Across a site we will have to reuse certain view elements so a better way is to provide grouping of repeated complex code to a separate class or file and use it anywhere with a much shorter statement across a site. When we are working with view in zend framework the shorter statement which is used to access a complex code is referred as partial or view helpers.
Zend Partial template and Helper class
Zend gives the power to render a partial template or use a helper class for the purpose of reusing the same code in multiple view scripts. Both of these approaches have a lot in common. Both allow you to render components conditionally, modifying behavior based on the element you are working with. Both let you generate HTML using attributes of the objects that you’re interacting with. This gives you the ability to view each helper or partial as a treatment of a single item in, for instance, an array of objects. Both can be used in one single piece of code for the same or similar operations in multiple view scripts.
When you work with a view helper, you are working with a class that is adding functionality to your default view instance. With the helper registered to the view, calling its main method serves to instantiate it as well as run it. This means you don’t have to directly instantiate it first; the view instance does that. Because helpers are registered to the view, as well as the other functionalities built out in Zend_View_Helper_Abstract, you are able to call other helpers within the helper you’re working with. This makes it easier to employ useful design patterns when building out modules within the view. In general, it also allows you to modify the behavior of the helper based on global variables assigned to the view from the controller.

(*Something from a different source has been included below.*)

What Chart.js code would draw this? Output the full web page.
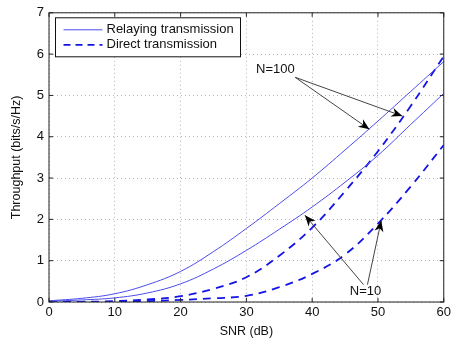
<!DOCTYPE html>
<html>
<head>
  <style>
    html, body { margin: 0; padding: 0; background: #fff; }
    #wrap { width: 454px; height: 339px; }
  </style>
</head>
<body>
  <div id="wrap"><canvas id="chart" width="454" height="339"></canvas></div>

  <script src="https://cdn.jsdelivr.net/npm/chart.js"></script>
  <script>
    // SNR in dB (x axis)
    const snr = [0, 5, 10, 15, 20, 25, 30, 35, 40, 45, 50, 55, 60];

    // throughput (bits/s/Hz)
    const relayN100 = [0.03, 0.09, 0.2, 0.42, 0.74, 1.22, 1.78, 2.38, 3.0, 3.68, 4.38, 5.1, 5.82];
    const relayN10 = [0.02, 0.05, 0.1, 0.22, 0.44, 0.8, 1.25, 1.76, 2.3, 2.9, 3.55, 4.3, 5.05];
    const directN100 = [0, 0.005, 0.02, 0.06, 0.14, 0.32, 0.6, 1.12, 1.8, 2.68, 3.65, 4.75, 5.95];
    const directN10 = [0, 0, 0.005, 0.02, 0.05, 0.09, 0.15, 0.36, 0.68, 1.15, 1.9, 2.8, 3.8];

    const xTicks = [0, 10, 20, 30, 40, 50, 60];
    const yTicks = [0, 1, 2, 3, 4, 5, 6, 7];

    const seriesLabels = ["Relaying transmission", "Direct transmission"];

    // annotations: [text, textX, textY, [[fromX, fromY, toX, toY], ...]]
    const notes = [
      ["N=100", 34.4, 5.63, [[37.4, 5.44, 48.7, 4.18], [37.4, 5.44, 53.7, 4.5]]],
      ["N=10", 48.1, 0.25, [[47.8, 0.42, 38.9, 2.1], [48.4, 0.42, 50.5, 1.97]]]
    ];

    const FONT = "'Liberation Sans', Arial, sans-serif";
    const SOLID = "#4b4bef";
    const DASHED = "#1414e6";

    function pts(arr) {
      return snr.map((x, i) => ({ x: x, y: arr[i] }));
    }

    function line(label, arr, dashed) {
      return {
        label: label,
        data: pts(arr),
        borderColor: dashed ? DASHED : SOLID,
        borderWidth: dashed ? 1.8 : 1,
        borderDash: dashed ? [8, 6] : [],
        pointRadius: 0,
        fill: false,
        tension: 0.4
      };
    }

    function arrow(ctx, x1, y1, x2, y2) {
      ctx.save();
      ctx.strokeStyle = "#444";
      ctx.lineWidth = 1;
      ctx.beginPath();
      ctx.moveTo(x1, y1);
      ctx.lineTo(x2, y2);
      ctx.stroke();
      const a = Math.atan2(y2 - y1, x2 - x1);
      const L = 11, W = 4.5;
      ctx.translate(x2, y2);
      ctx.rotate(a);
      ctx.fillStyle = "#000";
      ctx.beginPath();
      ctx.moveTo(0, 0);
      ctx.lineTo(-L, -W);
      ctx.lineTo(-L * 0.7, 0);
      ctx.lineTo(-L, W);
      ctx.closePath();
      ctx.fill();
      ctx.restore();
    }

    const matlabBits = {
      id: "matlabBits",
      afterDatasetsDraw(chart) {
        const ctx = chart.ctx;
        const a = chart.chartArea;
        const xs = chart.scales.x, ys = chart.scales.y;

        // box + inward ticks
        ctx.save();
        ctx.strokeStyle = "#222";
        ctx.lineWidth = 1;
        ctx.strokeRect(a.left, a.top, a.right - a.left, a.bottom - a.top);
        ctx.beginPath();
        xTicks.forEach(t => {
          const px = xs.getPixelForValue(t);
          ctx.moveTo(px, a.bottom); ctx.lineTo(px, a.bottom - 4);
          ctx.moveTo(px, a.top); ctx.lineTo(px, a.top + 4);
        });
        yTicks.forEach(t => {
          const py = ys.getPixelForValue(t);
          ctx.moveTo(a.left, py); ctx.lineTo(a.left + 4, py);
          ctx.moveTo(a.right, py); ctx.lineTo(a.right - 4, py);
        });
        ctx.stroke();
        ctx.restore();

        // annotations
        ctx.save();
        ctx.font = "13px " + FONT;
        ctx.fillStyle = "#111";
        ctx.textAlign = "center";
        ctx.textBaseline = "middle";
        notes.forEach(n => {
          ctx.fillText(n[0], xs.getPixelForValue(n[1]), ys.getPixelForValue(n[2]));
          n[3].forEach(s => arrow(ctx,
            xs.getPixelForValue(s[0]), ys.getPixelForValue(s[1]),
            xs.getPixelForValue(s[2]), ys.getPixelForValue(s[3])));
        });
        ctx.restore();

        // legend box, inside top-left like matlab
        const bx = a.left + 6.5, by = a.top + 5, bw = 185, bh = 39;
        ctx.save();
        ctx.fillStyle = "#fff";
        ctx.fillRect(bx, by, bw, bh);
        ctx.strokeStyle = "#111";
        ctx.lineWidth = 1;
        ctx.strokeRect(bx, by, bw, bh);
        ctx.font = "13px " + FONT;
        ctx.textBaseline = "middle";
        ctx.fillStyle = "#111";
        [0, 2].forEach((di, i) => {
          const ds = chart.data.datasets[di];
          const yy = by + 12 + i * 15;
          ctx.strokeStyle = ds.borderColor;
          ctx.lineWidth = ds.borderWidth;
          ctx.setLineDash(ds.borderDash.length ? [7, 5] : []);
          ctx.beginPath();
          ctx.moveTo(bx + 8, yy);
          ctx.lineTo(bx + 47, yy);
          ctx.stroke();
          ctx.setLineDash([]);
          ctx.fillText(seriesLabels[i], bx + 51, yy);
        });
        ctx.restore();
      }
    };

    function B() {
      const gridOpts = {
        color: "#b4b4b4",
        lineWidth: 1,
        drawTicks: false
      };

      new Chart(document.getElementById("chart").getContext("2d"), {
        type: "line",
        data: {
          datasets: [
            line(seriesLabels[0], relayN100, false),
            line(seriesLabels[0], relayN10, false),
            line(seriesLabels[1], directN100, true),
            line(seriesLabels[1], directN10, true)
          ]
        },
        options: {
          responsive: false,
          animation: false,
          layout: { padding: { top: 11, right: 9, left: 0, bottom: 0 } },
          plugins: {
            legend: { display: false },
            tooltip: { enabled: false }
          },
          scales: {
            x: {
              type: "linear",
              min: 0,
              max: 60,
              afterFit: s => { s.height = 37; },
              afterBuildTicks: s => { s.ticks = xTicks.map(v => ({ value: v })); },
              grid: Object.assign({}, gridOpts),
              border: { display: false, dash: [1, 3] },
              ticks: { color: "#111", font: { family: FONT, size: 13 }, padding: 3 },
              title: { display: true, text: "SNR (dB)", color: "#111", font: { family: FONT, size: 12.5 }, padding: { top: 1, bottom: 0 } }
            },
            y: {
              min: 0,
              max: 7,
              afterFit: s => { s.width = 49; },
              afterBuildTicks: s => { s.ticks = yTicks.map(v => ({ value: v })); },
              grid: Object.assign({}, gridOpts),
              border: { display: false, dash: [1, 3] },
              ticks: { color: "#111", font: { family: FONT, size: 13 }, padding: 5 },
              title: { display: true, text: "Throughput (bits/s/Hz)", color: "#111", font: { family: FONT, size: 12.5 }, padding: { top: 9, bottom: 4 } }
            }
          }
        },
        plugins: [matlabBits]
      });
    }
    B();
  </script>
</body>
</html>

A partial is a reusable template that is rendered by a special type of helper — in its most basic case, the partial helper class. When using a partial, you explicitly bind variables to a local scope that only work within the context of the template you define it has no access to the global view, and therefore can only operate on the variables provided to it as well as information it can pull out of places like Zend_Registry if you need to define a handful of variables only to be used in the context of a repeatable template, you can rope them off to their own file and not worry about making your code harder to read or affecting any data outside of this specific context.
View Helper Vs Partial Template
The difference in scope between a partial rendered by the partial helper and a custom helper class is that you have to explicitly feed variables to it. If you’re doing MVC, this means that anything you are getting out of the model will be fed to the view by the controller, and then finally to the partial helper. On the other hand, in some cases, business logic may require special cases for display that would be unwieldy to determine for each controller action. You may want to assign data to the view in the controller class’s __init () function regardless of what action you are taking. By accessing the view instance as an attribute of your custom helper, there’s one less piece of data you have to explicitly worry about when implementing your view script.